The definition of “arm’s length” is not defined in the ITA although subsection 251(1) of the ITA sets out some general guidelines to consider when determining if two parties are at arm’s length. Understandably, related parties are deemed not be dealing at arm’s length. However, it is a question of fact if unrelated parties may be at arm’s length. The ITA is silent as to the de facto arm’s length relationship. Therefore, we must rely on this determination by the courts. The leading case on de facto arm’s length determination is the Supreme Court decision in the McLarty case where the court confirmed the methodology used by the Federal Court in the Peter Cundill case outlining the following three main criteria to consider when determining if there is a de facto arm’s length relationship:

  1. The existence of a common mind, which directs or dictates the terms of the bargaining of both parties to a transaction;
  2. Parties to a transaction acting in concert without separate interests; and
  3. De facto control.

There are a number of adverse tax consequences that could result if parties enter into a transaction and it is subsequently determined that they are not at arm’s length, such as the conversion of a capital gain to a deemed dividend or the possibility of double tax as a result of one sided adjustments to the deemed acquisition cost to the purchaser.

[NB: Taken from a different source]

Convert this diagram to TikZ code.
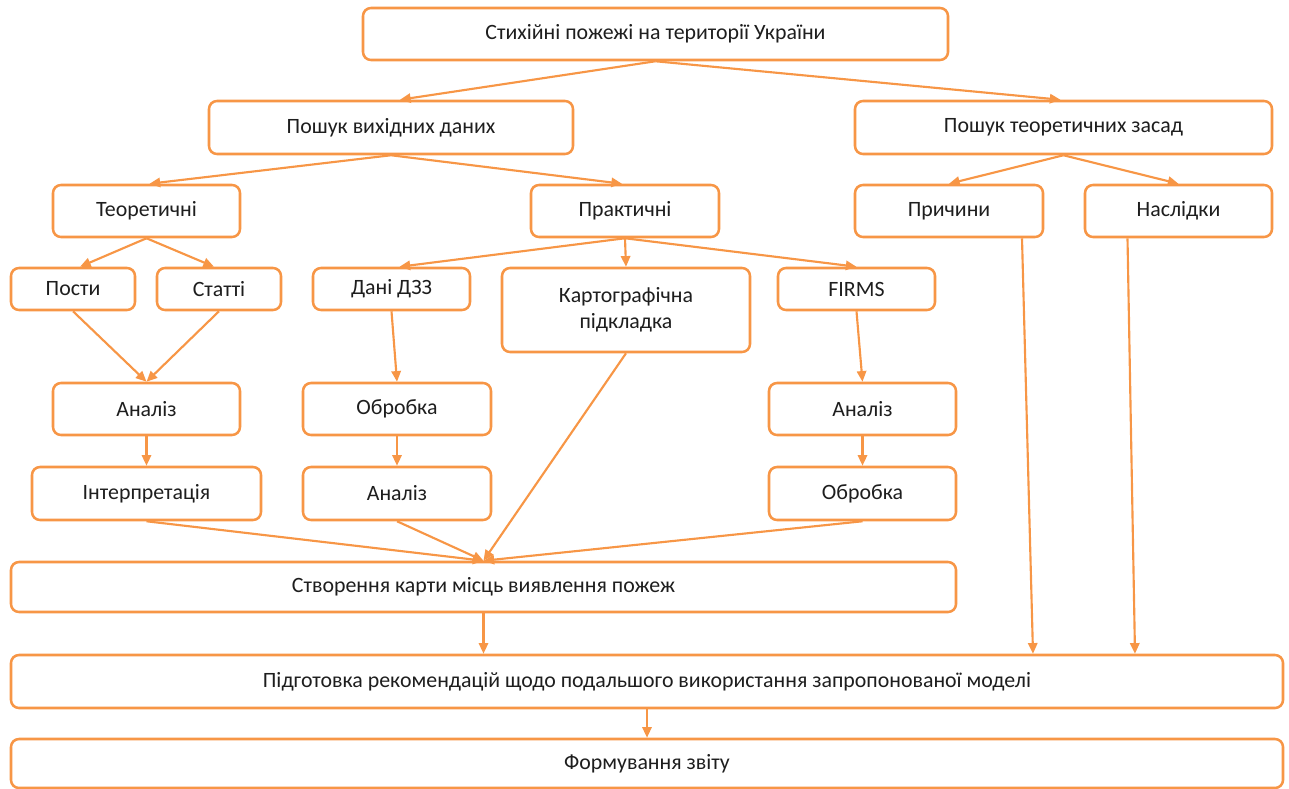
\documentclass[tikz,border=0pt]{standalone}
\usepackage{fontspec}
\setmainfont{Carlito}
\usetikzlibrary{arrows.meta,calc}

\definecolor{ornge}{RGB}{247,150,70}
\definecolor{txtgray}{RGB}{30,30,30}

\tikzset{every picture/.style={line width=0.75pt}}
\tikzset{
  blk/.style={draw=ornge, line width=1.9pt, rounded corners=6pt, fill=white,
    align=center, inner sep=0pt, text=txtgray, font=\fontsize{16.4}{19.5}\selectfont},
  sz/.style 2 args={minimum width=#1*0.75pt, minimum height=#2*0.75pt},
  lnk/.style={draw=ornge, line width=1.6pt, -{Triangle[length=8pt,width=7pt]}}
}

\begin{document}
\begin{tikzpicture}[x=0.75pt,y=0.75pt,yscale=-1,xscale=1]
\useasboundingbox (0,0) rectangle (1289,789);

% Text Node
\node [blk, sz={585}{52}] (fires) at (655.5,34) {Стихійні пожежі на території України};
% Text Node
\node [blk, sz={364}{53}] (srcdata) at (391,127.5) {Пошук вихідних даних};
% Text Node
\node [blk, sz={417}{53}] (srctheory) at (1063.5,127.5) {Пошук теоретичних засад};

% Text Node
\node [blk, sz={187}{52}] (theor) at (146.5,211) {Теоретичні};
% Text Node
\node [blk, sz={188}{52}] (pract) at (625,211) {Практичні};
% Text Node
\node [blk, sz={188}{52}] (causes) at (949,211) {Причини};
% Text Node
\node [blk, sz={187}{52}] (effects) at (1178.5,211) {Наслідки};

% Text Node
\node [blk, sz={124}{42}] (posts) at (73,289) {Пости};
% Text Node
\node [blk, sz={124}{42}] (papers) at (219,289) {Статті};
% Text Node
\node [blk, sz={157}{42}] (rsdata) at (391.5,289) {Дані ДЗЗ};
% Text Node
\node [blk, sz={248}{84}] (basemap) at (626,310) {Картографічна\\підкладка};
% Text Node
\node [blk, sz={157}{42}] (firms) at (856.5,289) {FIRMS};

% Text Node
\node [blk, sz={187}{52}] (anlA) at (146.5,409) {Аналіз};
% Text Node
\node [blk, sz={188}{52}] (procA) at (397,409) {Обробка};
% Text Node
\node [blk, sz={187}{52}] (anlC) at (862.5,409) {Аналіз};

% Text Node
\node [blk, sz={229}{53}] (interp) at (146.5,493.5) {Інтерпретація};
% Text Node
\node [blk, sz={188}{53}] (anlB) at (397,493.5) {Аналіз};
% Text Node
\node [blk, sz={187}{53}] (procC) at (862.5,493.5) {Обробка};

% Text Node
\node [blk, sz={945}{50}] (firemap) at (483.5,587) {Створення карти місць виявлення пожеж};
% Text Node
\node [blk, sz={1272}{53}] (recs) at (647,681.5) {Підготовка рекомендацій щодо подальшого використання запропонованої моделі};
% Text Node
\node [blk, sz={1272}{49}] (report) at (647,763.5) {Формування звіту};

%Straight Lines
\draw [lnk] (fires.south) -- ($(srcdata.north)+(9,0)$);
\draw [lnk] (fires.south) -- ($(srctheory.north)+(-3,0)$);
\draw [lnk] (srcdata.south) -- ($(theor.north)+(3,0)$);
\draw [lnk] (srcdata.south) -- ($(pract.north)+(-3,0)$);
\draw [lnk] (srctheory.south) -- (causes.north);
\draw [lnk] (srctheory.south) -- (effects.north);
\draw [lnk] (theor.south) -- ($(posts.north)+(7,0)$);
\draw [lnk] (theor.south) -- ($(papers.north)+(-5,0)$);
\draw [lnk] (pract.south) -- ($(rsdata.north)+(8,0)$);
\draw [lnk] (pract.south) -- (basemap.north);
\draw [lnk] (pract.south) -- (firms.north);
\draw [lnk] (posts.south) -- (anlA.north);
\draw [lnk] (papers.south) -- (anlA.north);
\draw [lnk] (rsdata.south) -- (procA.north);
\draw [lnk] (firms.south) -- (anlC.north);
\draw [lnk] (anlA) -- (interp);
\draw [lnk] (procA) -- (anlB);
\draw [lnk] (anlC) -- (procC);
\draw [lnk] (interp.south) -- (firemap.north);
\draw [lnk] (anlB.south) -- (firemap.north);
\draw [lnk] (basemap.south) -- (firemap.north);
\draw [lnk] (procC.south) -- (firemap.north);
\draw [lnk] (firemap.south) -- (firemap.south |- recs.north);
\draw [lnk] ($(causes.south)+(73,0)$) -- ($(recs.north)+(386,0)$);
\draw [lnk] ($(effects.south)+(-51,0)$) -- ($(recs.north)+(488,0)$);
\draw [lnk] (recs) -- (report);

\end{tikzpicture}
\end{document}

Following are a few additional considerations that have been utilized by the courts when determining if parties may be at arm’s length:

  • If the mind acting for one of the parties is the same mind directing the second party then they may not be at arm’s length?
  • Is the same person dictating the terms of the bargain for both parties?
  • Was there bargaining between the terms of the exchange between the parties?
  • Does one party have a bargaining position of greater strength than the other?
  • Is there an agent that may be directing the mind of both parties?
  • Are there restrictions to the authority of the agent?
  • Did the parties seek legal and tax advise from the same parties?
  • Do the terms of the arrangement reflect ordinary commercial dealings of the parties?
  • Does one party have the power to impose its will over the other?
  • Does one party have the ability to influence in a very direct way the shareholders who would have the ability to elect the board of directors?

Therefore, in order to reasonably asses the intended results of various tax motivated transactions, it is important that one looks beyond the blood relationships of the individuals involved in the transactions to assess whether there may in fact be a non-arm’s length transaction that may occur.